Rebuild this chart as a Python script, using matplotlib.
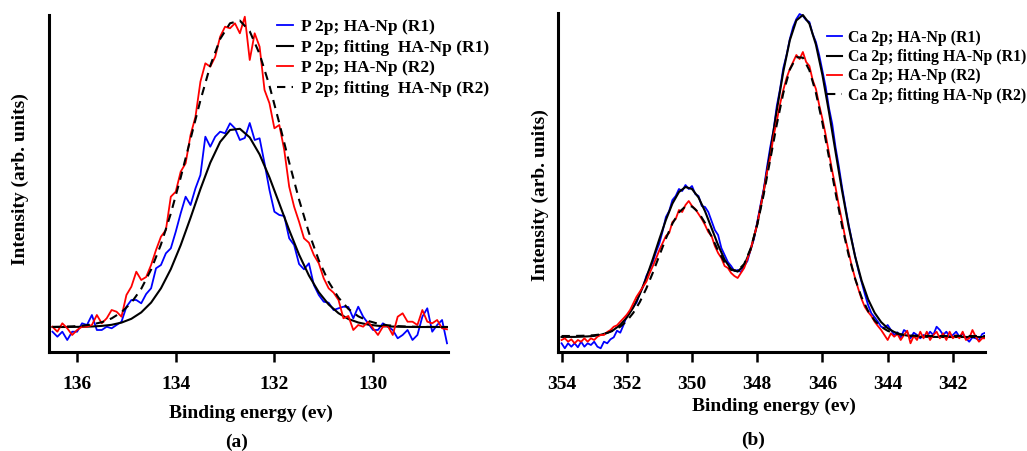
import matplotlib
matplotlib.use("Agg")
import matplotlib.pyplot as plt

plt.rcParams['font.family'] = ['Liberation Serif', 'DejaVu Serif']
plt.rcParams['font.weight'] = 'bold'

# ---- (a) P 2p spectra (binding energy in eV, intensity in arb. units) ----
ev_a = [136.5, 136.4, 136.3, 136.2, 136.1, 136.0, 135.9, 135.8, 135.7, 135.6,
        135.5, 135.4, 135.3, 135.2, 135.1, 135.0, 134.9, 134.8, 134.7, 134.6,
        134.5, 134.4, 134.3, 134.2, 134.1, 134.0, 133.9, 133.8, 133.7, 133.6,
        133.5, 133.4, 133.3, 133.2, 133.1, 133.0, 132.9, 132.8, 132.7, 132.6,
        132.5, 132.4, 132.3, 132.2, 132.1, 132.0, 131.9, 131.8, 131.7, 131.6,
        131.5, 131.4, 131.3, 131.2, 131.1, 131.0, 130.9, 130.8, 130.7, 130.6,
        130.5, 130.4, 130.3, 130.2, 130.1, 130.0, 129.9, 129.8, 129.7, 129.6,
        129.5, 129.4, 129.3, 129.2, 129.1, 129.0, 128.9, 128.8, 128.7, 128.6,
        128.5]
p_r1 = [20.3, 15.3, 20.3, 12.0, 20.3, 20.3, 28.7, 27.0, 37.0, 22.0,
        22.0, 25.3, 23.7, 27.0, 30.3, 45.3, 52.0, 52.0, 48.7, 58.0,
        63.7, 83.7, 87.0, 98.7, 103.7, 120.3, 138.7, 155.3, 147.0, 163.7,
        177.0, 215.3, 205.3, 215.3, 220.3, 218.7, 228.7, 223.7, 212.0, 214.0,
        229.0, 212.0, 213.7, 188.7, 162.0, 140.3, 137.0, 136.0, 113.7, 107.0,
        88.0, 82.7, 88.7, 67.0, 57.0, 50.3, 49.3, 42.0, 43.7, 45.3,
        45.0, 33.7, 45.3, 35.3, 28.7, 22.0, 22.0, 28.7, 25.3, 22.0,
        13.7, 17.0, 22.0, 12.0, 17.0, 35.3, 43.7, 20.3, 27.0, 32.0,
        8.7]
p_r2 = [25.3, 20.3, 28.7, 23.7, 17.0, 22.0, 25.3, 25.3, 27.0, 37.0,
        28.7, 33.7, 42.0, 40.3, 35.3, 57.0, 65.3, 80.3, 72.0, 75.0,
        87.0, 102.0, 115.3, 122.0, 155.3, 160.3, 180.3, 188.7, 217.0, 235.3,
        270.3, 288.7, 285.3, 295.3, 315.3, 325.3, 323.7, 328.7, 318.7, 335.3,
        292.0, 318.7, 305.3, 262.0, 248.7, 223.7, 227.0, 202.0, 165.3, 145.3,
        130.3, 113.7, 109.3, 97.0, 88.7, 73.7, 63.7, 59.3, 52.0, 33.7,
        36.0, 22.0, 27.0, 25.3, 30.3, 23.7, 17.0, 25.3, 26.0, 17.0,
        35.3, 38.7, 30.3, 30.3, 27.0, 42.0, 30.3, 28.7, 32.0, 23.7,
        22.7]

ev_a_fit = [136.5, 136.3, 136.1, 135.9, 135.7, 135.5, 135.3, 135.1, 134.9, 134.7,
            134.5, 134.3, 134.1, 133.9, 133.7, 133.5, 133.3, 133.1, 132.9, 132.7,
            132.5, 132.3, 132.1, 131.9, 131.7, 131.5, 131.3, 131.1, 130.9, 130.7,
            130.5, 130.3, 130.1, 129.9, 129.7, 129.5, 129.3, 129.1, 128.9, 128.7,
            128.5]
p_fit_r1 = [25.0, 25.0, 25.1, 25.2, 25.5, 26.1, 27.2, 29.4, 33.2, 39.6,
            49.4, 63.7, 82.9, 106.8, 134.2, 162.9, 189.3, 210.1, 222.0, 223.2,
            214.6, 197.6, 174.6, 148.4, 121.9, 97.4, 76.5, 59.8, 47.5, 38.8,
            33.0, 29.5, 27.4, 26.2, 25.6, 25.3, 25.1, 25.0, 25.0, 25.0,
            25.0]
p_fit_r2 = [25.1, 25.3, 25.6, 26.3, 27.5, 29.8, 33.6, 39.8, 49.3, 63.2,
            82.4, 107.5, 138.5, 174.5, 213.1, 251.6, 286.3, 313.0, 328.7, 331.4,
            320.7, 298.0, 266.3, 228.8, 189.6, 152.4, 119.3, 91.7, 70.1, 54.3,
            43.1, 35.7, 31.1, 28.3, 26.7, 25.9, 25.4, 25.2, 25.1, 25.0,
            25.0]

# ---- (b) Ca 2p spectra ----
ev_b = [354.0, 353.9, 353.8, 353.7, 353.6, 353.5, 353.4, 353.3, 353.2, 353.1,
        353.0, 352.9, 352.8, 352.7, 352.6, 352.5, 352.4, 352.3, 352.2, 352.1,
        352.0, 351.9, 351.8, 351.7, 351.6, 351.5, 351.4, 351.3, 351.2, 351.1,
        351.0, 350.9, 350.8, 350.7, 350.6, 350.5, 350.4, 350.3, 350.2, 350.1,
        350.0, 349.9, 349.8, 349.7, 349.6, 349.5, 349.4, 349.3, 349.2, 349.1,
        349.0, 348.9, 348.8, 348.7, 348.6, 348.5, 348.4, 348.3, 348.2, 348.1,
        348.0, 347.9, 347.8, 347.7, 347.6, 347.5, 347.4, 347.3, 347.2, 347.1,
        347.0, 346.9, 346.8, 346.7, 346.6, 346.5, 346.4, 346.3, 346.2, 346.1,
        346.0, 345.9, 345.8, 345.7, 345.6, 345.5, 345.4, 345.3, 345.2, 345.1,
        345.0, 344.9, 344.8, 344.7, 344.6, 344.5, 344.4, 344.3, 344.2, 344.1,
        344.0, 343.9, 343.8, 343.7, 343.6, 343.5, 343.4, 343.3, 343.2, 343.1,
        343.0, 342.9, 342.8, 342.7, 342.6, 342.5, 342.4, 342.3, 342.2, 342.1,
        342.0, 341.9, 341.8, 341.7, 341.6, 341.5, 341.4, 341.3, 341.2, 341.1,
        341.0]
ca_r1 = [8.7, 3.7, 8.7, 5.3, 8.7, 4.7, 10.3, 5.3, 8.7, 7.0,
         10.3, 5.3, 3.7, 10.3, 8.7, 12.7, 14.7, 21.3, 19.3, 27.0,
         36.0, 40.3, 45.3, 49.3, 58.7, 65.3, 76.0, 82.7, 90.3, 100.3,
         108.7, 121, 135, 141, 152, 156, 163, 161, 167, 163,
         166, 158, 156, 146, 145, 140, 131, 122, 117, 104,
         97, 90, 86, 81, 82, 80, 86, 91, 103, 113,
         130, 147, 163, 185, 205, 222, 246, 263, 284, 297,
         313, 325, 333, 338, 336, 332, 330, 318, 310, 297,
         281, 265, 244, 228, 205, 186, 165, 146, 128, 112,
         96, 82, 70, 58, 47, 38.7, 34.7, 30.3, 25.3, 24.0,
         27.0, 22.0, 17.0, 19.7, 14.3, 22.0, 19.7, 13.7, 19.3, 17.0,
         13.7, 17.0, 15.3, 20.3, 17.0, 25.3, 22.0, 17.0, 20.3, 15.3,
         17.0, 20.3, 15.3, 18.7, 13.7, 10.3, 14.7, 13.7, 12.0, 18.0,
         19.3]
ca_r2 = [12.0, 13.7, 10.3, 12.7, 8.7, 12.0, 10.3, 13.7, 10.3, 13.7,
         12.0, 15.3, 17.0, 17.0, 20.0, 22.0, 25.3, 26.7, 30.3, 33.7,
         37.3, 42.0, 48.7, 55.3, 60.3, 65.3, 70.3, 78.7, 86.0, 93.7,
         102, 109, 116, 119, 130, 133, 142, 140, 147, 151,
         146, 143, 138, 133, 127, 120, 116, 106, 99, 94,
         86, 84, 79, 76, 74, 79, 84, 93, 103, 115,
         128, 145, 161, 180, 194, 216, 231, 248, 262, 274,
         283, 290, 297, 293, 300, 290, 286, 272, 263, 247,
         233, 217, 199, 181, 165, 147, 131, 114, 100, 86,
         74, 63, 53, 45, 40, 36.0, 30.3, 26.0, 22.0, 17.0,
         12.0, 18.7, 15.3, 18.0, 12.0, 17.0, 21.3, 8.7, 16.0, 12.0,
         20.3, 13.7, 20.3, 12.0, 17.0, 20.3, 13.7, 18.7, 12.0, 20.3,
         13.7, 17.0, 13.7, 20.3, 12.0, 13.7, 22.0, 15.3, 10.3, 13.7,
         13.7]

ev_b_fit = [354.0, 353.8, 353.6, 353.4, 353.2, 353.0, 352.8, 352.6, 352.4, 352.2,
            352.0, 351.8, 351.6, 351.4, 351.2, 351.0, 350.8, 350.6, 350.4, 350.2,
            350.0, 349.8, 349.6, 349.4, 349.2, 349.0, 348.8, 348.6, 348.4, 348.2,
            348.0, 347.8, 347.6, 347.4, 347.2, 347.0, 346.8, 346.6, 346.4, 346.2,
            346.0, 345.8, 345.6, 345.4, 345.2, 345.0, 344.8, 344.6, 344.4, 344.2,
            344.0, 343.8, 343.6, 343.4, 343.2, 343.0, 342.8, 342.6, 342.4, 342.2,
            342.0, 341.8, 341.6, 341.4, 341.2, 341.0]
ca_fit_r1 = [15.0, 15.1, 15.1, 15.3, 15.6, 16.1, 17.2, 19.1, 22.2, 27.2,
             34.4, 44.6, 57.9, 74.3, 93.1, 113.0, 132.1, 148.5, 160.0, 165.0,
             163.0, 154.5, 140.7, 123.9, 107.0, 92.3, 82.8, 80.4, 86.7, 102.4,
             127.7, 161.0, 200.3, 241.6, 280.4, 311.8, 331.6, 337.0, 328.3, 307.4,
             276.9, 240.0, 200.4, 161.5, 126.0, 95.8, 71.4, 52.7, 39.2, 29.9,
             23.8, 20.0, 17.7, 16.4, 15.7, 15.3, 15.2, 15.1, 15.0, 15.0,
             15.0, 15.0, 15.0, 15.0, 15.0, 15.0]
ca_fit_r2 = [16.0, 16.0, 16.1, 16.2, 16.4, 16.8, 17.6, 19.1, 21.5, 25.3,
             31.0, 39.2, 50.0, 63.6, 79.4, 96.6, 113.5, 128.5, 139.6, 145.6,
             145.5, 139.6, 129.0, 115.5, 101.4, 89.6, 82.1, 81.2, 88.0, 103.6,
             127.3, 157.8, 192.5, 227.5, 259.0, 282.4, 294.8, 294.3, 281.7, 259.1,
             229.0, 194.7, 159.5, 126.3, 97.3, 73.3, 54.7, 41.0, 31.5, 25.2,
             21.2, 18.8, 17.5, 16.7, 16.3, 16.2, 16.1, 16.0, 16.0, 16.0,
             16.0, 16.0, 16.0, 16.0, 16.0, 16.0]

labels_a = ["P 2p; HA-Np (R1)", "P 2p; fitting  HA-Np (R1)",
            "P 2p; HA-Np (R2)", "P 2p; fitting  HA-Np (R2)"]
labels_b = ["Ca 2p; HA-Np (R1)", "Ca 2p; fitting HA-Np (R1)",
            "Ca 2p; HA-Np (R2)", "Ca 2p; fitting HA-Np (R2)"]
ticks_a = [136, 134, 132, 130]
ticks_b = [354, 352, 350, 348, 346, 344, 342]

W, H = 1027, 451
fig = plt.figure(figsize=(W / 100, H / 100), dpi=100)
axA = fig.add_axes([49 / W, 99 / H, 399 / W, 337 / H])
axB = fig.add_axes([558.3 / W, 99 / H, 427.2 / W, 339 / H])

dash = (0, (4, 3))


def draw(ax, x, r1, r2, xf, f1, f2, labels):
    ax.plot(x, r1, color='#0000ff', lw=1.3, label=labels[0])
    ax.plot(xf, f1, color='black', lw=1.5, label=labels[1])
    ax.plot(x, r2, color='#ff0000', lw=1.3, label=labels[2])
    ax.plot(xf, f2, color='black', lw=1.5, ls=dash, label=labels[3])


def style(ax, ticks, xlim, ylim, xlab, ylab):
    ax.set_xlim(*xlim)
    ax.set_ylim(*ylim)
    ax.set_xticks(ticks)
    ax.set_yticks([])
    for s in ['top', 'right']:
        ax.spines[s].set_visible(False)
    for s in ['left', 'bottom']:
        ax.spines[s].set_linewidth(2.2)
    ax.tick_params(axis='x', direction='out', length=7, width=1.8,
                   labelsize=14, pad=10)
    ax.set_xlabel("Binding energy (ev)", fontsize=14, fontweight='bold')
    ax.set_ylabel("Intensity (arb. units)", fontsize=14, fontweight='bold')
    ax.xaxis.set_label_coords(*xlab)
    ax.xaxis.label.set_va('center')
    ax.yaxis.set_label_coords(*ylab)
    ax.yaxis.label.set_va('center')


draw(axA, ev_a, p_r1, p_r2, ev_a_fit, p_fit_r1, p_fit_r2, labels_a)
draw(axB, ev_b, ca_r1, ca_r2, ev_b_fit, ca_fit_r1, ca_fit_r2, labels_b)

style(axA, ticks_a, (136.57, 128.48), (0, 337), (0.506, -0.181), (-0.073, 0.513))
style(axB, ticks_b, (354.1, 341.0), (0, 339), (0.505, -0.159), (-0.041, 0.463))

axA.legend(loc='upper left', bbox_to_anchor=(277 / W, 1 - 19 / H),
           bbox_transform=fig.transFigure, frameon=False, fontsize=12.5,
           handlelength=0.95, handletextpad=0.45, labelspacing=0.25,
           borderpad=0, borderaxespad=0)
axB.legend(loc='upper left', bbox_to_anchor=(827 / W, 1 - 30 / H),
           bbox_transform=fig.transFigure, frameon=False, fontsize=11.4,
           handlelength=0.95, handletextpad=0.4, labelspacing=0.2,
           borderpad=0, borderaxespad=0)

fig.text(237 / W, 1 - 442 / H, "(a)", fontsize=14, fontweight='bold',
         ha='center', va='center')
fig.text(753 / W, 1 - 440 / H, "(b)", fontsize=14, fontweight='bold',
         ha='center', va='center')

fig.savefig("out.png", dpi=100)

§ **Request**:
Starting with the first line of the data above and ending with the line containing "plt.rcParams['font.weight'] = 'bold'", please restate every line exactly, leaving images out.

§ **Answer to this exercise**:
Rebuild this chart as a Python script, using matplotlib.
import matplotlib
matplotlib.use("Agg")
import matplotlib.pyplot as plt

plt.rcParams['font.family'] = ['Liberation Serif', 'DejaVu Serif']
plt.rcParams['font.weight'] = 'bold'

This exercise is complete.